═══ EXERCISE INPUTS ═══
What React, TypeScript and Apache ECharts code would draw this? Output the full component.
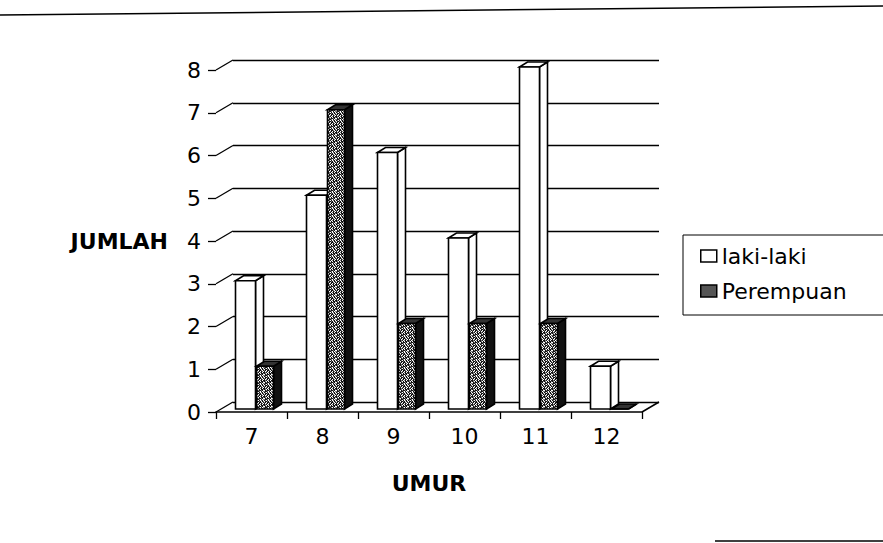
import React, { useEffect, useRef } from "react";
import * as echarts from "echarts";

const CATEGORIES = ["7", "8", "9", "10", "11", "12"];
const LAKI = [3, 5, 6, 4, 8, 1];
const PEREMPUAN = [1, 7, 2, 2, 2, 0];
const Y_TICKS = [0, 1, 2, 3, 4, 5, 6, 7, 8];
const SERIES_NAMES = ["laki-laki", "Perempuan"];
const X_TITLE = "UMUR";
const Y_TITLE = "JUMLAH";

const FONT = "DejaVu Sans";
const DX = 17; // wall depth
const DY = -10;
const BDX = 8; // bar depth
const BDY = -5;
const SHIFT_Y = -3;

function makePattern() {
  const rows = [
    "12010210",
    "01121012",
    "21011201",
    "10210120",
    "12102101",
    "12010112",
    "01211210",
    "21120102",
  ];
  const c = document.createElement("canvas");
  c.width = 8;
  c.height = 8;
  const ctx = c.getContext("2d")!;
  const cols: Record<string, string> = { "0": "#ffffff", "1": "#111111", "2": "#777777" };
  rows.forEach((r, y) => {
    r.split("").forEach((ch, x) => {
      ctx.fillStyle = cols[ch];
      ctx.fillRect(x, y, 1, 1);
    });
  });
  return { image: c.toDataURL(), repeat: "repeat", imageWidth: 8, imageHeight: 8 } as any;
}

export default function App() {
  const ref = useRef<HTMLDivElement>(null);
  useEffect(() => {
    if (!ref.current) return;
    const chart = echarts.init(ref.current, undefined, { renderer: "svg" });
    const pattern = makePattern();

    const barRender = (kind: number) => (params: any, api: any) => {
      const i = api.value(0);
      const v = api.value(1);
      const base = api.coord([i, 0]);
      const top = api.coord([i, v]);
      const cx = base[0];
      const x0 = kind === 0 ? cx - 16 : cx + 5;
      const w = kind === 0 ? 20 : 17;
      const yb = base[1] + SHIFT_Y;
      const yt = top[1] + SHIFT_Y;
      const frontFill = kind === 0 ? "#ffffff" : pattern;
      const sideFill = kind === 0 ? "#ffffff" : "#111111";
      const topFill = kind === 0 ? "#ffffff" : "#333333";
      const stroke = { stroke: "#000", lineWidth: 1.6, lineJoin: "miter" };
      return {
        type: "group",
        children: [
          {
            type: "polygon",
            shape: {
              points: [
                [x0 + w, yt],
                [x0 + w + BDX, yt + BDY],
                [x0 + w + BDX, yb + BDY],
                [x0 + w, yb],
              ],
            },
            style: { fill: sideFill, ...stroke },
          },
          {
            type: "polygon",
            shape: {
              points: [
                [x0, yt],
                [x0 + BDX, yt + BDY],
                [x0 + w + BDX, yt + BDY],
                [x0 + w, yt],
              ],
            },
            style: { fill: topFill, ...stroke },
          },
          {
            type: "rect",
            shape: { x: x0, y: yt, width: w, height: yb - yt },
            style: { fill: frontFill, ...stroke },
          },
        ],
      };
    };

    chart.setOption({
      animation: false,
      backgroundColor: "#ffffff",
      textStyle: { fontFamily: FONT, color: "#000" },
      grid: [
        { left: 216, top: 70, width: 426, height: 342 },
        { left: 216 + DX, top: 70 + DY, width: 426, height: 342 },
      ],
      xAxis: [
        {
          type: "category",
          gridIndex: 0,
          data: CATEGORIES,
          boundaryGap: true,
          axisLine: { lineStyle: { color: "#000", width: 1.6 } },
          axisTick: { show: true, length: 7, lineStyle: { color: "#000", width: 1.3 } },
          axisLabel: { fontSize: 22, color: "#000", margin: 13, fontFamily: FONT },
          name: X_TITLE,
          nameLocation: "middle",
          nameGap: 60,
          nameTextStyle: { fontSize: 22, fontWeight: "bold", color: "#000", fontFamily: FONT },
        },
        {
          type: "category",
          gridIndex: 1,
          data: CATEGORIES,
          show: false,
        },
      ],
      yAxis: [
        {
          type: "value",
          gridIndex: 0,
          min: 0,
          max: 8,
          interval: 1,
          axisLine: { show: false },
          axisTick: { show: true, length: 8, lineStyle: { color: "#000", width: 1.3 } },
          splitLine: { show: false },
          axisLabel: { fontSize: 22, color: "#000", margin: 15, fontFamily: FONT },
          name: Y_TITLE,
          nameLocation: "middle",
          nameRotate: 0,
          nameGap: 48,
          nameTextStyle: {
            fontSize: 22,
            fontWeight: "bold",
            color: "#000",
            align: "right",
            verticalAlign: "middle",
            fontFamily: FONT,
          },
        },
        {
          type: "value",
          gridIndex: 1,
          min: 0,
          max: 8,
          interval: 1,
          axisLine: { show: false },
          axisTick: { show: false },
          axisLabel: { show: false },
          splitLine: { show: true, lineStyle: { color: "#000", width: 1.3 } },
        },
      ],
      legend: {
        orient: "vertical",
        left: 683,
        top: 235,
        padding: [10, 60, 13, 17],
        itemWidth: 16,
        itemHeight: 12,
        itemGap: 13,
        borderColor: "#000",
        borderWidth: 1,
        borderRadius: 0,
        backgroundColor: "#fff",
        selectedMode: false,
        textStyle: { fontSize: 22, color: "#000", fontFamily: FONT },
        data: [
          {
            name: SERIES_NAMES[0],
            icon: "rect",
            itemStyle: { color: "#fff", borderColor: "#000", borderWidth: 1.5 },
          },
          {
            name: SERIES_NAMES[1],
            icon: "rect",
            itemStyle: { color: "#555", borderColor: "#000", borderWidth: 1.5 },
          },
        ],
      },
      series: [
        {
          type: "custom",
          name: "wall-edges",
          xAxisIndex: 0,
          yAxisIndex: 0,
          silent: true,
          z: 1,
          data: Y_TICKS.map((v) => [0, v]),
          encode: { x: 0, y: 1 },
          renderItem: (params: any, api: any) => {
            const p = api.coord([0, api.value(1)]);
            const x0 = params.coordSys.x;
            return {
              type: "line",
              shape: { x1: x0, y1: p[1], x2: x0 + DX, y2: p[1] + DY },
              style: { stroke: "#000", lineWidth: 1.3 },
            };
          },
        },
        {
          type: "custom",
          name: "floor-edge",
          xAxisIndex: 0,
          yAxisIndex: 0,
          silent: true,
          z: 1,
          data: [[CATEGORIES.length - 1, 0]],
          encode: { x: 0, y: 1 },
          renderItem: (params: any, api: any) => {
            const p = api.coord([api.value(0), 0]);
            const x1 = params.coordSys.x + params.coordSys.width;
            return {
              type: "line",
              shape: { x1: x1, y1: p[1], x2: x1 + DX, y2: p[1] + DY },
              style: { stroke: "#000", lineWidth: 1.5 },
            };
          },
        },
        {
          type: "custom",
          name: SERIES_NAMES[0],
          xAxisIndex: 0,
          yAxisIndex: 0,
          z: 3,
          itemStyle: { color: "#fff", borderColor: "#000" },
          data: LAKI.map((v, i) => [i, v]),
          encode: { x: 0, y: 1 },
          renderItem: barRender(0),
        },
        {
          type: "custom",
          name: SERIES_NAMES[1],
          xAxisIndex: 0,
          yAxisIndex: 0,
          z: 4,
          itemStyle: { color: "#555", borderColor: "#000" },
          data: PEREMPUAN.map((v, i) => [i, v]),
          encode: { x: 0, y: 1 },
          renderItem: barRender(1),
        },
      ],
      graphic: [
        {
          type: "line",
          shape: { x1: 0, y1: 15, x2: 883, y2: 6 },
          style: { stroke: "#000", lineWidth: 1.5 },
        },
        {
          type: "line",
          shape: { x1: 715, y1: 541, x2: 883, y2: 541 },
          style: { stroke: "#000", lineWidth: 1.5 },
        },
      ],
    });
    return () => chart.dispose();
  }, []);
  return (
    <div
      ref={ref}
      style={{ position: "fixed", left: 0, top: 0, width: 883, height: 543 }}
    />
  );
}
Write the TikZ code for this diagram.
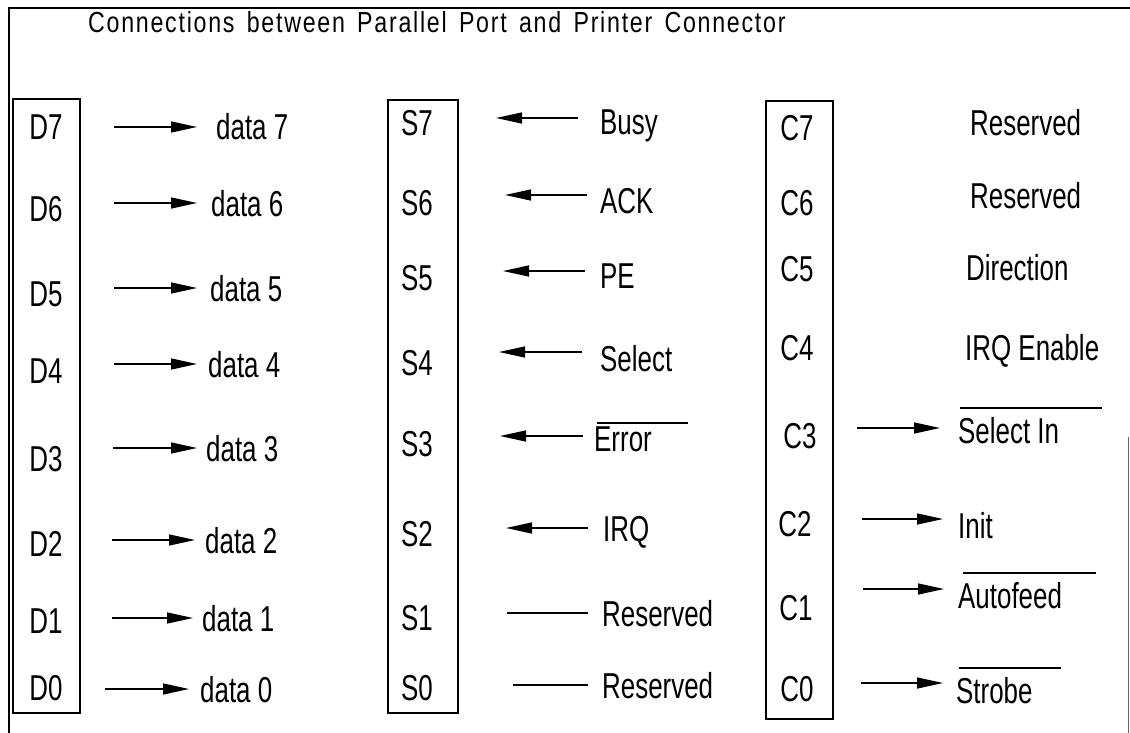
═══
◆ **INSTRUCTIONS TO FOLLOW**
Keep the pictures out of your copy, and repeat every entry above exactly.

◆ **THE RESPONSE**
What React, TypeScript and Apache ECharts code would draw this? Output the full component.
import React, { useEffect, useRef } from "react";
import * as echarts from "echarts";

const CATEGORIES = ["7", "8", "9", "10", "11", "12"];
const LAKI = [3, 5, 6, 4, 8, 1];
const PEREMPUAN = [1, 7, 2, 2, 2, 0];
const Y_TICKS = [0, 1, 2, 3, 4, 5, 6, 7, 8];
const SERIES_NAMES = ["laki-laki", "Perempuan"];
const X_TITLE = "UMUR";
const Y_TITLE = "JUMLAH";

const FONT = "DejaVu Sans";
const DX = 17; // wall depth
const DY = -10;
const BDX = 8; // bar depth
const BDY = -5;
const SHIFT_Y = -3;

function makePattern() {
  const rows = [
    "12010210",
    "01121012",
    "21011201",
    "10210120",
    "12102101",
    "12010112",
    "01211210",
    "21120102",
  ];
  const c = document.createElement("canvas");
  c.width = 8;
  c.height = 8;
  const ctx = c.getContext("2d")!;
  const cols: Record<string, string> = { "0": "#ffffff", "1": "#111111", "2": "#777777" };
  rows.forEach((r, y) => {
    r.split("").forEach((ch, x) => {
      ctx.fillStyle = cols[ch];
      ctx.fillRect(x, y, 1, 1);
    });
  });
  return { image: c.toDataURL(), repeat: "repeat", imageWidth: 8, imageHeight: 8 } as any;
}

export default function App() {
  const ref = useRef<HTMLDivElement>(null);
  useEffect(() => {
    if (!ref.current) return;
    const chart = echarts.init(ref.current, undefined, { renderer: "svg" });
    const pattern = makePattern();

    const barRender = (kind: number) => (params: any, api: any) => {
      const i = api.value(0);
      const v = api.value(1);
      const base = api.coord([i, 0]);
      const top = api.coord([i, v]);
      const cx = base[0];
      const x0 = kind === 0 ? cx - 16 : cx + 5;
      const w = kind === 0 ? 20 : 17;
      const yb = base[1] + SHIFT_Y;
      const yt = top[1] + SHIFT_Y;
      const frontFill = kind === 0 ? "#ffffff" : pattern;
      const sideFill = kind === 0 ? "#ffffff" : "#111111";
      const topFill = kind === 0 ? "#ffffff" : "#333333";
      const stroke = { stroke: "#000", lineWidth: 1.6, lineJoin: "miter" };
      return {
        type: "group",
        children: [
          {
            type: "polygon",
            shape: {
              points: [
                [x0 + w, yt],
                [x0 + w + BDX, yt + BDY],
                [x0 + w + BDX, yb + BDY],
                [x0 + w, yb],
              ],
            },
            style: { fill: sideFill, ...stroke },
          },
          {
            type: "polygon",
            shape: {
              points: [
                [x0, yt],
                [x0 + BDX, yt + BDY],
                [x0 + w + BDX, yt + BDY],
                [x0 + w, yt],
              ],
            },
            style: { fill: topFill, ...stroke },
          },
          {
            type: "rect",
            shape: { x: x0, y: yt, width: w, height: yb - yt },
            style: { fill: frontFill, ...stroke },
          },
        ],
      };
    };

    chart.setOption({
      animation: false,
      backgroundColor: "#ffffff",
      textStyle: { fontFamily: FONT, color: "#000" },
      grid: [
        { left: 216, top: 70, width: 426, height: 342 },
        { left: 216 + DX, top: 70 + DY, width: 426, height: 342 },
      ],
      xAxis: [
        {
          type: "category",
          gridIndex: 0,
          data: CATEGORIES,
          boundaryGap: true,
          axisLine: { lineStyle: { color: "#000", width: 1.6 } },
          axisTick: { show: true, length: 7, lineStyle: { color: "#000", width: 1.3 } },
          axisLabel: { fontSize: 22, color: "#000", margin: 13, fontFamily: FONT },
          name: X_TITLE,
          nameLocation: "middle",
          nameGap: 60,
          nameTextStyle: { fontSize: 22, fontWeight: "bold", color: "#000", fontFamily: FONT },
        },
        {
          type: "category",
          gridIndex: 1,
          data: CATEGORIES,
          show: false,
        },
      ],
      yAxis: [
        {
          type: "value",
          gridIndex: 0,
          min: 0,
          max: 8,
          interval: 1,
          axisLine: { show: false },
          axisTick: { show: true, length: 8, lineStyle: { color: "#000", width: 1.3 } },
          splitLine: { show: false },
          axisLabel: { fontSize: 22, color: "#000", margin: 15, fontFamily: FONT },
          name: Y_TITLE,
          nameLocation: "middle",
          nameRotate: 0,
          nameGap: 48,
          nameTextStyle: {
            fontSize: 22,
            fontWeight: "bold",
            color: "#000",
            align: "right",
            verticalAlign: "middle",
            fontFamily: FONT,
          },
        },
        {
          type: "value",
          gridIndex: 1,
          min: 0,
          max: 8,
          interval: 1,
          axisLine: { show: false },
          axisTick: { show: false },
          axisLabel: { show: false },
          splitLine: { show: true, lineStyle: { color: "#000", width: 1.3 } },
        },
      ],
      legend: {
        orient: "vertical",
        left: 683,
        top: 235,
        padding: [10, 60, 13, 17],
        itemWidth: 16,
        itemHeight: 12,
        itemGap: 13,
        borderColor: "#000",
        borderWidth: 1,
        borderRadius: 0,
        backgroundColor: "#fff",
        selectedMode: false,
        textStyle: { fontSize: 22, color: "#000", fontFamily: FONT },
        data: [
          {
            name: SERIES_NAMES[0],
            icon: "rect",
            itemStyle: { color: "#fff", borderColor: "#000", borderWidth: 1.5 },
          },
          {
            name: SERIES_NAMES[1],
            icon: "rect",
            itemStyle: { color: "#555", borderColor: "#000", borderWidth: 1.5 },
          },
        ],
      },
      series: [
        {
          type: "custom",
          name: "wall-edges",
          xAxisIndex: 0,
          yAxisIndex: 0,
          silent: true,
          z: 1,
          data: Y_TICKS.map((v) => [0, v]),
          encode: { x: 0, y: 1 },
          renderItem: (params: any, api: any) => {
            const p = api.coord([0, api.value(1)]);
            const x0 = params.coordSys.x;
            return {
              type: "line",
              shape: { x1: x0, y1: p[1], x2: x0 + DX, y2: p[1] + DY },
              style: { stroke: "#000", lineWidth: 1.3 },
            };
          },
        },
        {
          type: "custom",
          name: "floor-edge",
          xAxisIndex: 0,
          yAxisIndex: 0,
          silent: true,
          z: 1,
          data: [[CATEGORIES.length - 1, 0]],
          encode: { x: 0, y: 1 },
          renderItem: (params: any, api: any) => {
            const p = api.coord([api.value(0), 0]);
            const x1 = params.coordSys.x + params.coordSys.width;
            return {
              type: "line",
              shape: { x1: x1, y1: p[1], x2: x1 + DX, y2: p[1] + DY },
              style: { stroke: "#000", lineWidth: 1.5 },
            };
          },
        },
        {
          type: "custom",
          name: SERIES_NAMES[0],
          xAxisIndex: 0,
          yAxisIndex: 0,
          z: 3,
          itemStyle: { color: "#fff", borderColor: "#000" },
          data: LAKI.map((v, i) => [i, v]),
          encode: { x: 0, y: 1 },
          renderItem: barRender(0),
        },
        {
          type: "custom",
          name: SERIES_NAMES[1],
          xAxisIndex: 0,
          yAxisIndex: 0,
          z: 4,
          itemStyle: { color: "#555", borderColor: "#000" },
          data: PEREMPUAN.map((v, i) => [i, v]),
          encode: { x: 0, y: 1 },
          renderItem: barRender(1),
        },
      ],
      graphic: [
        {
          type: "line",
          shape: { x1: 0, y1: 15, x2: 883, y2: 6 },
          style: { stroke: "#000", lineWidth: 1.5 },
        },
        {
          type: "line",
          shape: { x1: 715, y1: 541, x2: 883, y2: 541 },
          style: { stroke: "#000", lineWidth: 1.5 },
        },
      ],
    });
    return () => chart.dispose();
  }, []);
  return (
    <div
      ref={ref}
      style={{ position: "fixed", left: 0, top: 0, width: 883, height: 543 }}
    />
  );
}
Write the TikZ code for this diagram.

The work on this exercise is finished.